Chuck Lauter attended the talk, along with students and professors alike. In her talk, Kristin Lauter focused on the research being done on genome data security by organizations such as Microsoft Research, where she works as the head of the cryptography group. In addition to this impressive position, she also served as the president of the Association for Women in Mathematics from Feb. 1, 2015 to Jan. 31, 2017. Lawrence has our own chapter of this organization, encouraging and supporting future leaders in mathematics.

The driving force behind genome data encryption that Lauter has been working on recently is the iDash Genome Privacy-Protection Challenge, hosted by the iDash Consortium and partially funded by the National Institute of Health (NIH). The competition is hotly contested by teams from organizations such as Microsoft, IBM and Stanford/MIT.

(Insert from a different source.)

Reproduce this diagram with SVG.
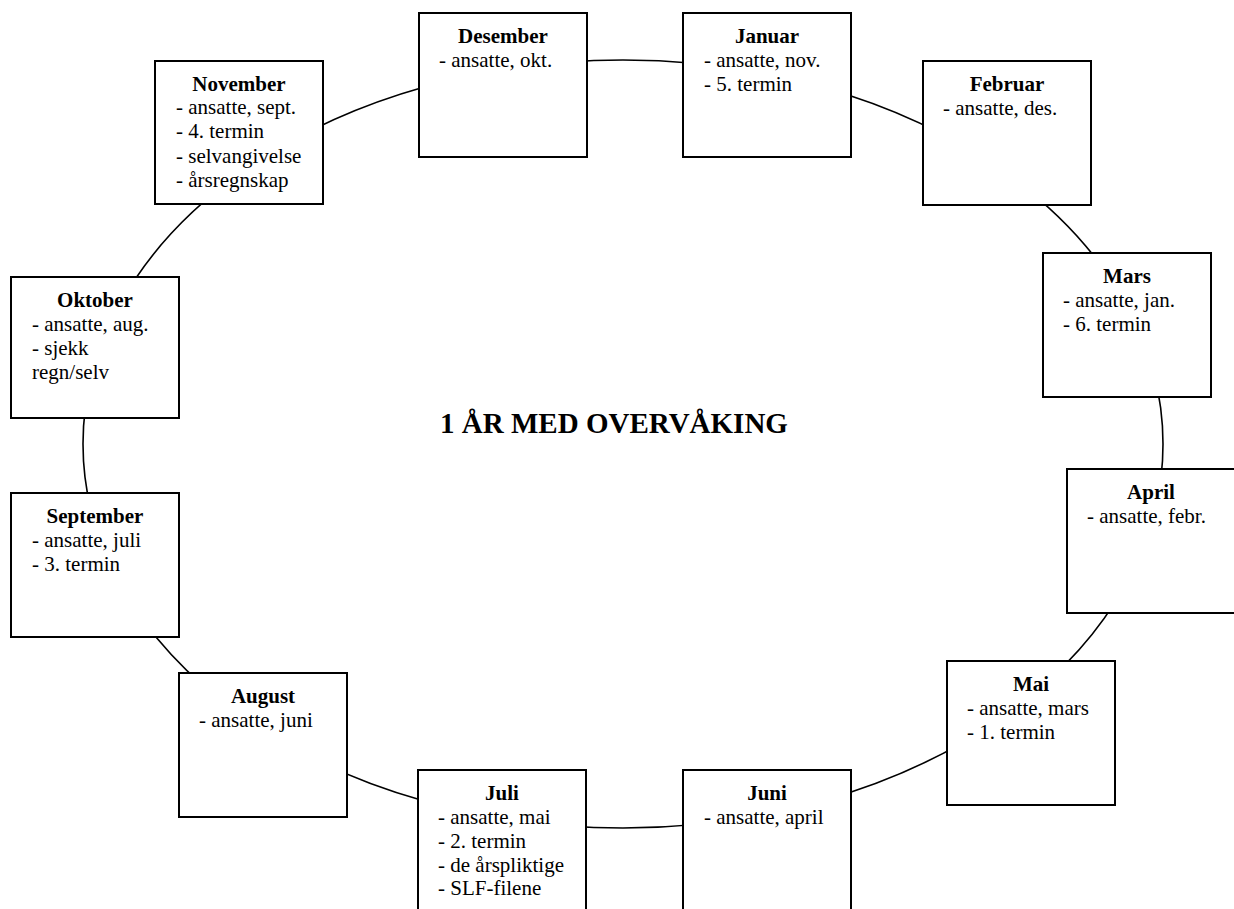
<svg xmlns="http://www.w3.org/2000/svg" width="1234" height="909" viewBox="0 0 1234 909">
<style>
.box{fill:#fff;stroke:#000;stroke-width:2}
.ring{fill:none;stroke:#000;stroke-width:1.6}
.t{font-family:"Liberation Serif","Times New Roman",serif;font-size:21px;font-weight:bold;text-anchor:middle;fill:#000}
.b{font-family:"Liberation Serif","Times New Roman",serif;font-size:21px;fill:#000}
.title{font-family:"Liberation Serif","Times New Roman",serif;font-size:29px;font-weight:bold;text-anchor:middle;fill:#000}
</style>
<rect width="1234" height="909" fill="#fff"/>
<g id="connectors">
<ellipse class="ring" cx="623" cy="444" rx="540" ry="384"/>
</g>
<g id="desember">
<rect class="box" x="419" y="13" width="168" height="144"/>
<text class="t" x="503" y="43">Desember</text>
<text class="b" x="439" y="67">- ansatte, okt.</text>
</g>
<g id="januar">
<rect class="box" x="683" y="13" width="168" height="144"/>
<text class="t" x="767" y="43">Januar</text>
<text class="b" x="704" y="67">- ansatte, nov.</text>
<text class="b" x="704" y="91">- 5. termin</text>
</g>
<g id="februar">
<rect class="box" x="923" y="61" width="168" height="144"/>
<text class="t" x="1007" y="91">Februar</text>
<text class="b" x="943" y="115">- ansatte, des.</text>
</g>
<g id="november">
<rect class="box" x="155" y="61" width="168" height="143"/>
<text class="t" x="239" y="91">November</text>
<text class="b" x="176" y="114">- ansatte, sept.</text>
<text class="b" x="176" y="138">- 4. termin</text>
<text class="b" x="176" y="163">- selvangivelse</text>
<text class="b" x="176" y="187">- årsregnskap</text>
</g>
<g id="mars">
<rect class="box" x="1043" y="253" width="168" height="144"/>
<text class="t" x="1127" y="283">Mars</text>
<text class="b" x="1063" y="307">- ansatte, jan.</text>
<text class="b" x="1063" y="331">- 6. termin</text>
</g>
<g id="oktober">
<rect class="box" x="11" y="277" width="168" height="141"/>
<text class="t" x="95" y="307">Oktober</text>
<text class="b" x="32" y="331">- ansatte, aug.</text>
<text class="b" x="32" y="355">- sjekk</text>
<text class="b" x="32" y="379">regn/selv</text>
</g>
<g id="april">
<rect class="box" x="1067" y="469" width="168" height="144"/>
<text class="t" x="1151" y="499">April</text>
<text class="b" x="1087" y="523">- ansatte, febr.</text>
</g>
<g id="september">
<rect class="box" x="11" y="493" width="168" height="144"/>
<text class="t" x="95" y="523">September</text>
<text class="b" x="32" y="547">- ansatte, juli</text>
<text class="b" x="32" y="571">- 3. termin</text>
</g>
<g id="mai">
<rect class="box" x="947" y="661" width="168" height="144"/>
<text class="t" x="1031" y="691">Mai</text>
<text class="b" x="967" y="715">- ansatte, mars</text>
<text class="b" x="967" y="739">- 1. termin</text>
</g>
<g id="august">
<rect class="box" x="179" y="673" width="168" height="144"/>
<text class="t" x="263" y="703">August</text>
<text class="b" x="199" y="727">- ansatte, juni</text>
</g>
<g id="juli">
<rect class="box" x="418" y="770" width="168" height="144"/>
<text class="t" x="502" y="800">Juli</text>
<text class="b" x="438" y="824">- ansatte, mai</text>
<text class="b" x="438" y="848">- 2. termin</text>
<text class="b" x="438" y="872">- de årspliktige</text>
<text class="b" x="438" y="895">- SLF-filene</text>
</g>
<g id="juni">
<rect class="box" x="683" y="770" width="168" height="144"/>
<text class="t" x="767" y="800">Juni</text>
<text class="b" x="704" y="824">- ansatte, april</text>
</g>
<g id="center-title">
<text class="title" x="614" y="433">1 ÅR MED OVERVÅKING</text>
</g>
</svg>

Why put so much effort into securing genome information? Here’s one example Lauter gave. “An artist took a snippet of a genome from someone’s hair [and was able to] recreate a statue of that person from it.” Our genome contains all of our genetic information, giving anyone with access to it the entirety of our genetic code. People “can deduce lots of very personal health information from genomes,” said Lauter.

Genome data could even be the “currency of the future,” as an extension of the current trend of selling personal information to be exploited for market purposes. Unprotected genome data could also lead to genetic disease disclosure and subsequent genetic discrimination.

Genome data privacy is an important issue. Lauter explained the challenge that she and her team have been working on as this: “how can one share genomic data in a way that preserves the privacy of the data donors without undermining the utility of the data? How can they perform large scale, privacy preserving analysis on genomic data in an untrusted cloud environment or across multiple users?”

Lauter and her team have been focusing on homomorphic encryption. She explained it in four steps. “Put your gold in a locked box. Keep the key. Let the jeweler work on it through a glove box. Unlock the box when the jeweler is done.” In this way, the gold or data is worked and shared, yet the integrity of the resource is preserved.

More realistically, “homomorphic means to preserve the structure or identity” and homomorphic encryption is where the data is encrypted before it’s manipulated. It makes the order of encrypting and calculating the data irrelevant, allowing whatever order best preserves the privacy of the data.

The homomorphic encryption Lauter and her team are working on “use hard lattice problems as the basis for the encryption”. These are very secure, but have only been around for about 20 years. They “need to have people working on the problems, and need to have time to learn how to crack them,” she explained. She specializes in number theory and algebraic geometry and works as the head of the team.

She ended the talk with three demos of accessing, calculating and returning genomic information from cloud storage. Even with over a whole second of communication delay time to Israel and back, the prediction of the flowering time of a flower based on genomic data took only 2.887 seconds to complete. A linear function is generated, the data in encrypted and sent to cloud, where a prediction is generated and sent back, then is decrypted locally. All in 2.887 seconds.